Only the lines from the line containing "Emit a web page" to the line containing "och utan ITP</div>", with both of those lines, are to be repeated exactly. Leave the images out.

[Collection entries]
>> START

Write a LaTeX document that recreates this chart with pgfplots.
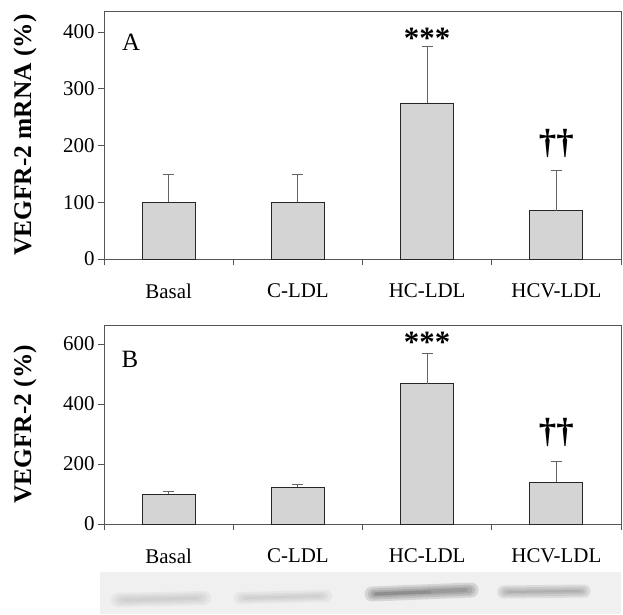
\documentclass[border=0pt]{standalone}
\usepackage{fontspec}
\setmainfont{Liberation Serif}
\usepackage{pgfplots}
\pgfplotsset{compat=1.18}
\definecolor{barfill}{RGB}{212,212,212}
\definecolor{axgray}{RGB}{85,85,85}
\definecolor{errgray}{RGB}{100,100,100}
\begin{document}
\begin{tikzpicture}
\path[use as bounding box] (0bp,0bp) rectangle (623bp,-615bp);
\pgfplotsset{
 panel/.style={
  scale only axis, width=517bp,
  xmin=0, xmax=4, ymin=0,
  axis line style={axgray, line width=0.8pt},
  xtick={0,1,2,3,4}, xticklabels={},
  extra x ticks={0.5,1.5,2.5,3.5},
  extra x tick labels={Basal,C-LDL,HC-LDL,HCV-LDL},
  extra x tick style={major tick length=0pt, xticklabel style={yshift=-21bp}},
  tick align=outside, tick pos=left,
  major tick length=6bp,
  tick style={axgray, line width=0.8pt},
  tick label style={font=\fontsize{21}{24}\selectfont},
  /pgf/number format/assume math mode=true,
  ylabel style={font=\bfseries\fontsize{25.5}{28}\selectfont, at={(axis description cs:-0.153,0.5)}, anchor=center},
 },
 mybar/.style={ybar, bar width=0.41, fill=barfill, draw=black!85, line width=0.8pt,
  error bars/.cd, y dir=plus, y explicit,
  error bar style={errgray, line width=0.8pt},
  error mark options={errgray, line width=0.8pt, mark size=5.5bp, rotate=90}},
 blur/.style={line width=#1, opacity=0.16, line cap=round},
}
% Panel A
\begin{axis}[panel, at={(104bp,-259bp)}, anchor=south west, height=248bp,
  ymax=437, ytick={0,100,200,300,400}, ylabel={VEGFR-2 mRNA (\%)}]
\addplot[mybar] coordinates {(0.5,100) +- (0,49) (1.5,100) +- (0,49) (2.5,275) +- (0,99) (3.5,85) +- (0,71)};
\node[font=\fontsize{25}{28}\selectfont] at (axis cs:0.209,382) {A};
\node[font=\bfseries\fontsize{31}{32}\selectfont] at (axis cs:2.5,388) {***};
\node[font=\bfseries\fontsize{35}{36}\selectfont] at (axis cs:3.5,203) {††};
\end{axis}
% Panel B
\begin{axis}[panel, at={(104bp,-524bp)}, anchor=south west, height=199bp,
  ymax=663, ytick={0,200,400,600}, ylabel={VEGFR-2 (\%)}]
\addplot[mybar] coordinates {(0.5,99) +- (0,11) (1.5,123) +- (0,10) (2.5,467) +- (0,100) (3.5,139) +- (0,70)};
\node[font=\fontsize{25}{28}\selectfont] at (axis cs:0.2,547) {B};
\node[font=\bfseries\fontsize{31}{32}\selectfont] at (axis cs:2.5,605) {***};
\node[font=\bfseries\fontsize{35}{36}\selectfont] at (axis cs:3.5,305) {††};
\end{axis}
% Blot
\begin{axis}[scale only axis, at={(100bp,-614bp)}, anchor=south west, width=521bp, height=42bp,
  xmin=100, xmax=621, ymin=572, ymax=614, y dir=reverse, hide axis, clip=true]
\addplot[fill=gray!12, draw=none] coordinates {(100,572) (621,572) (621,614) (100,614)} -- cycle;
% Basal band
\addplot[gray!60, blur=14bp] coordinates {(118,600) (204,598)};
\addplot[gray!60, blur=10bp] coordinates {(120,600) (202,598)};
\addplot[gray!60, blur=6bp] coordinates {(122,600) (200,598)};
\addplot[gray!60, blur=3bp] coordinates {(124,600) (198,598)};
% C-LDL band
\addplot[gray!60, blur=12bp] coordinates {(240,598) (326,596)};
\addplot[gray!60, blur=8bp] coordinates {(242,598) (324,596)};
\addplot[gray!60, blur=5bp] coordinates {(244,598) (322,596)};
\addplot[gray!60, blur=2bp] coordinates {(246,598) (320,596)};
% HC-LDL band
\addplot[black!70, blur=15bp] coordinates {(372,594) (471,590)};
\addplot[black!70, blur=11bp] coordinates {(373,594) (470,590)};
\addplot[black!70, blur=7bp] coordinates {(374,594) (469,590)};
\addplot[black!70, blur=4bp] coordinates {(375,594) (466,590)};
\addplot[black!70, blur=3bp] coordinates {(376,594) (430,592)};
% HCV-LDL band
\addplot[black!55, blur=13bp] coordinates {(504,592) (584,591)};
\addplot[black!55, blur=9bp] coordinates {(505,592) (583,591)};
\addplot[black!55, blur=5bp] coordinates {(506,592) (582,591)};
\addplot[black!55, blur=2bp] coordinates {(508,592) (580,591)};
\end{axis}
\end{tikzpicture}
\end{document}
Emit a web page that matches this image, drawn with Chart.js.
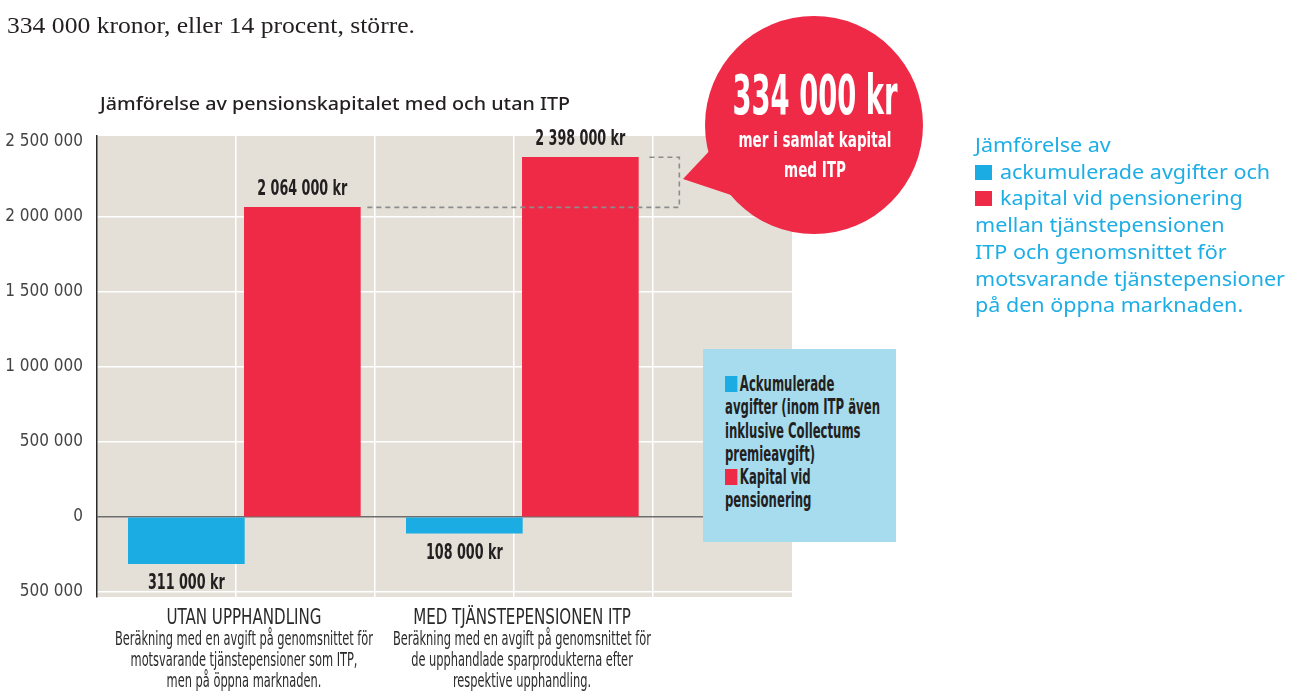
<!DOCTYPE html>
<html lang="sv">
<head>
<meta charset="utf-8">
<script src="https://cdn.jsdelivr.net/npm/chart.js@4.4.1/dist/chart.umd.min.js"></script>
<style>
  body { margin:0; width:1290px; height:695px; overflow:hidden; background:#fff; position:relative; }
  #c { position:absolute; left:0; top:0; }
  .abs { position:absolute; white-space:nowrap; }
  .narrow { font-family:"Liberation Sans Narrow","DejaVu Sans Condensed","Liberation Sans",sans-serif; }
  #intro { left:7px; top:10px; line-height:30px; font-family:"Liberation Serif",serif; font-size:24px; color:#231f20; transform-origin:0 0; }
  #title { left:100px; top:91px; line-height:24px; font-family:"Noto Sans",sans-serif; font-size:18px; font-weight:500; color:#231f20; transform-origin:0 0; }
  #legend { left:703px; top:349px; width:193px; height:193px; background:#a6dcee; }
  #legtext { left:22px; top:24px; line-height:23.3px; font-size:21px; font-weight:bold; color:#231f20; transform-origin:0 0; }
  .sq { display:inline-block; width:20px; height:16px; margin-right:4px; vertical-align:-1px; }
  #side { left:975px; top:132px; line-height:26.7px; font-family:"Noto Sans",sans-serif; font-size:19px; color:#1daee6; transform-origin:0 0; }
  .sq2 { display:inline-block; width:15px; height:15px; margin-right:7px; vertical-align:-1px; }
  #bubble { left:680px; top:10px; }
  .bt { color:#fff; font-weight:bold; text-align:center; }
  .xh { font-size:22px; line-height:26px; color:#2a2a2a; }
  .xs { font-size:19px; line-height:21px; color:#2a2a2a; text-align:center; }
</style>
</head>
<body>
<canvas id="c" width="1290" height="695"></canvas>

<div id="intro" class="abs">334 000 kronor, eller 14 procent, större.</div>
<div id="title" class="abs">Jämförelse av pensionskapitalet med och utan ITP</div>

<svg id="bubble" class="abs" width="260" height="240">
  <circle cx="134" cy="115" r="109" fill="#ee2a47"/>
  <polygon points="3,169 34,136 60,188" fill="#ee2a47"/>
</svg>
<div id="bigNum" class="abs narrow bt" style="left:815px; top:64px; font-size:56px; line-height:62px;"></div>
<div id="bubLine1" class="abs narrow bt" style="left:815px; top:127px; font-size:22px; line-height:26px;">mer i samlat kapital</div>
<div id="bubLine2" class="abs narrow bt" style="left:815px; top:157px; font-size:22px; line-height:26px;">med ITP</div>

<div id="legend" class="abs">
  <div id="legtext" class="abs narrow"><span class="sq" style="background:#1aace2"></span>Ackumulerade<br>avgifter (inom ITP även<br>inklusive Collectums<br>premieavgift)<br><span class="sq" style="background:#ee2a47"></span>Kapital vid<br>pensionering</div>
</div>

<div id="side" class="abs">Jämförelse av<br><span class="sq2" style="background:#1aace2"></span>ackumulerade avgifter och<br><span class="sq2" style="background:#ee2a47"></span>kapital vid pensionering<br>mellan tjänstepensionen<br>ITP och genomsnittet för<br>motsvarande tjänstepensioner<br>på den öppna marknaden.</div>

<script>
const categories = ['UTAN UPPHANDLING', 'MED TJÄNSTEPENSIONEN ITP'];
const subtitles = [
  ['Beräkning med en avgift på genomsnittet för', 'motsvarande tjänstepensioner som ITP,', 'men på öppna marknaden.'],
  ['Beräkning med en avgift på genomsnittet för', 'de upphandlade sparprodukterna efter', 'respektive upphandling.']
];
const avgifter = [-311000, -108000];   // ackumulerade avgifter
const kapital = [2064000, 2398000];    // kapital vid pensionering
const yTicks = [-500000, 0, 500000, 1000000, 1500000, 2000000, 2500000];

const NARROW = '"Liberation Sans Narrow", "DejaVu Sans Condensed", "Liberation Sans", sans-serif';
const fmt = v => String(Math.abs(v)).replace(/\B(?=(\d{3})+(?!\d))/g, ' ');
// one category slot every second grid column
const xPos = categories.map((c, i) => 1 + 2 * i);
// vertical grid sits a little left of the group centres
const gridShift = -0.06;

function fitLeft(el, w) {
  const k = w / el.getBoundingClientRect().width;
  el.style.transform = 'scaleX(' + k + ')';
  return k;
}
function center(el, cx, k) {
  el.style.left = cx + 'px';
  el.style.transform = 'translateX(-50%) scaleX(' + k + ')';
}

const plotBg = {
  id: 'plotBg',
  beforeDraw(chart) {
    const { ctx, chartArea: a } = chart;
    ctx.save();
    ctx.fillStyle = '#e4e0d8';
    ctx.fillRect(a.left, a.top, a.right - a.left, a.bottom - a.top);
    ctx.restore();
  }
};

const barLabels = {
  id: 'barLabels',
  afterDatasetsDraw(chart) {
    const ctx = chart.ctx;
    // dashed bracket showing the difference between the red bars
    const red = chart.getDatasetMeta(1).data;
    const r1 = red[0], r2 = red[1];
    const e1 = r1.x + r1.width / 2, e2 = r2.x + r2.width / 2;
    ctx.save();
    ctx.strokeStyle = '#8c8c8c';
    ctx.lineWidth = 1.6;
    ctx.setLineDash([5, 4]);
    ctx.beginPath();
    ctx.moveTo(e1 + 7, r1.y);
    ctx.lineTo(e2 + 41, r1.y);
    ctx.lineTo(e2 + 41, r2.y);
    ctx.lineTo(e2 + 10, r2.y);
    ctx.stroke();
    ctx.restore();

    ctx.save();
    ctx.font = 'bold 21px ' + NARROW;
    const k = 90 / ctx.measureText(fmt(kapital[0]) + ' kr').width;
    ctx.restore();

    chart.data.datasets.forEach((ds, i) => {
      chart.getDatasetMeta(i).data.forEach((bar, j) => {
        const v = ds.data[j].y;
        const y = v >= 0 ? bar.y - 19 : bar.y + 19;
        ctx.save();
        ctx.translate(bar.x, y);
        ctx.scale(k, 1);
        ctx.font = 'bold 21px ' + NARROW;
        ctx.fillStyle = '#231f20';
        ctx.textAlign = 'center';
        ctx.textBaseline = 'middle';
        ctx.fillText(fmt(v) + ' kr', 0, 1);
        ctx.restore();
      });
    });
  }
};

const chart = new Chart(document.getElementById('c'), {
  type: 'bar',
  data: {
    datasets: [
      {
        label: 'Ackumulerade avgifter',
        data: xPos.map((x, i) => ({ x: x, y: avgifter[i] })),
        backgroundColor: '#1aace2',
        barThickness: 116
      },
      {
        label: 'Kapital vid pensionering',
        data: xPos.map((x, i) => ({ x: x, y: kapital[i] })),
        backgroundColor: '#ee2a47',
        barThickness: 116
      }
    ]
  },
  options: {
    responsive: false,
    animation: false,
    layout: { padding: { top: 136, right: 498, left: 0, bottom: 0 } },
    plugins: { legend: { display: false }, tooltip: { enabled: false } },
    scales: {
      x: {
        type: 'linear',
        min: gridShift,
        max: 5 + gridShift,
        offset: false,
        afterBuildTicks: s => { s.ticks = [1, 2, 3, 4].map(v => ({ value: v + gridShift })); },
        afterFit: s => { s.height = 98; },
        ticks: { display: false },
        grid: { color: '#ffffff', lineWidth: 1.5, drawTicks: false, offset: false },
        border: { display: false }
      },
      y: {
        min: -533000,
        max: 2540000,
        afterBuildTicks: s => { s.ticks = yTicks.map(v => ({ value: v })); },
        afterFit: s => { s.width = 97; },
        ticks: {
          callback: v => fmt(v),
          font: { family: NARROW, size: 17 },
          color: '#444444',
          padding: 14
        },
        grid: {
          color: c => {
            if (c.tick && c.tick.value === 0) return '#6e6e6e';
            if (c.tick && c.tick.value === 2500000) return 'rgba(0,0,0,0)';
            return '#ffffff';
          },
          lineWidth: 1.5,
          drawTicks: false
        },
        border: { display: true, color: '#2a2a2a', width: 1.5 }
      }
    }
  },
  plugins: [plotBg, barLabels]
});

// x category labels under each bar group
const heads = [], subs = [];
categories.forEach((name, i) => {
  const cx = chart.scales.x.getPixelForValue(xPos[i]);
  const h = document.createElement('div');
  h.className = 'abs narrow xh';
  h.style.top = '604px';
  h.textContent = name;
  document.body.appendChild(h);
  const s = document.createElement('div');
  s.className = 'abs narrow xs';
  s.style.top = '628px';
  s.innerHTML = subtitles[i].join('<br>');
  document.body.appendChild(s);
  heads.push([h, cx]);
  subs.push([s, cx]);
});
const kh = 155 / heads[0][0].getBoundingClientRect().width;
heads.forEach(([el, cx]) => center(el, cx, kh));
const ks = 258 / subs[0][0].getBoundingClientRect().width;
subs.forEach(([el, cx]) => center(el, cx, ks));

// bubble text: the difference between the two capital values
const big = document.getElementById('bigNum');
big.textContent = fmt(kapital[1] - kapital[0]) + ' kr';
center(big, 815, 165 / big.getBoundingClientRect().width);
const b1 = document.getElementById('bubLine1');
const kb = 153 / b1.getBoundingClientRect().width;
center(b1, 815, kb);
center(document.getElementById('bubLine2'), 815, kb);

fitLeft(document.getElementById('intro'), 408);
fitLeft(document.getElementById('title'), 470);
fitLeft(document.getElementById('legtext'), 155);
fitLeft(document.getElementById('side'), 310);
</script>
</body>
</html>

>> END

> [RESULT]:
Emit a web page that matches this image, drawn with Chart.js.
<!DOCTYPE html>
<html lang="sv">
<head>
<meta charset="utf-8">
<script src="https://cdn.jsdelivr.net/npm/chart.js@4.4.1/dist/chart.umd.min.js"></script>
<style>
  body { margin:0; width:1290px; height:695px; overflow:hidden; background:#fff; position:relative; }
  #c { position:absolute; left:0; top:0; }
  .abs { position:absolute; white-space:nowrap; }
  .narrow { font-family:"Liberation Sans Narrow","DejaVu Sans Condensed","Liberation Sans",sans-serif; }
  #intro { left:7px; top:10px; line-height:30px; font-family:"Liberation Serif",serif; font-size:24px; color:#231f20; transform-origin:0 0; }
  #title { left:100px; top:91px; line-height:24px; font-family:"Noto Sans",sans-serif; font-size:18px; font-weight:500; color:#231f20; transform-origin:0 0; }
  #legend { left:703px; top:349px; width:193px; height:193px; background:#a6dcee; }
  #legtext { left:22px; top:24px; line-height:23.3px; font-size:21px; font-weight:bold; color:#231f20; transform-origin:0 0; }
  .sq { display:inline-block; width:20px; height:16px; margin-right:4px; vertical-align:-1px; }
  #side { left:975px; top:132px; line-height:26.7px; font-family:"Noto Sans",sans-serif; font-size:19px; color:#1daee6; transform-origin:0 0; }
  .sq2 { display:inline-block; width:15px; height:15px; margin-right:7px; vertical-align:-1px; }
  #bubble { left:680px; top:10px; }
  .bt { color:#fff; font-weight:bold; text-align:center; }
  .xh { font-size:22px; line-height:26px; color:#2a2a2a; }
  .xs { font-size:19px; line-height:21px; color:#2a2a2a; text-align:center; }
</style>
</head>
<body>
<canvas id="c" width="1290" height="695"></canvas>

<div id="intro" class="abs">334 000 kronor, eller 14 procent, större.</div>
<div id="title" class="abs">Jämförelse av pensionskapitalet med och utan ITP</div>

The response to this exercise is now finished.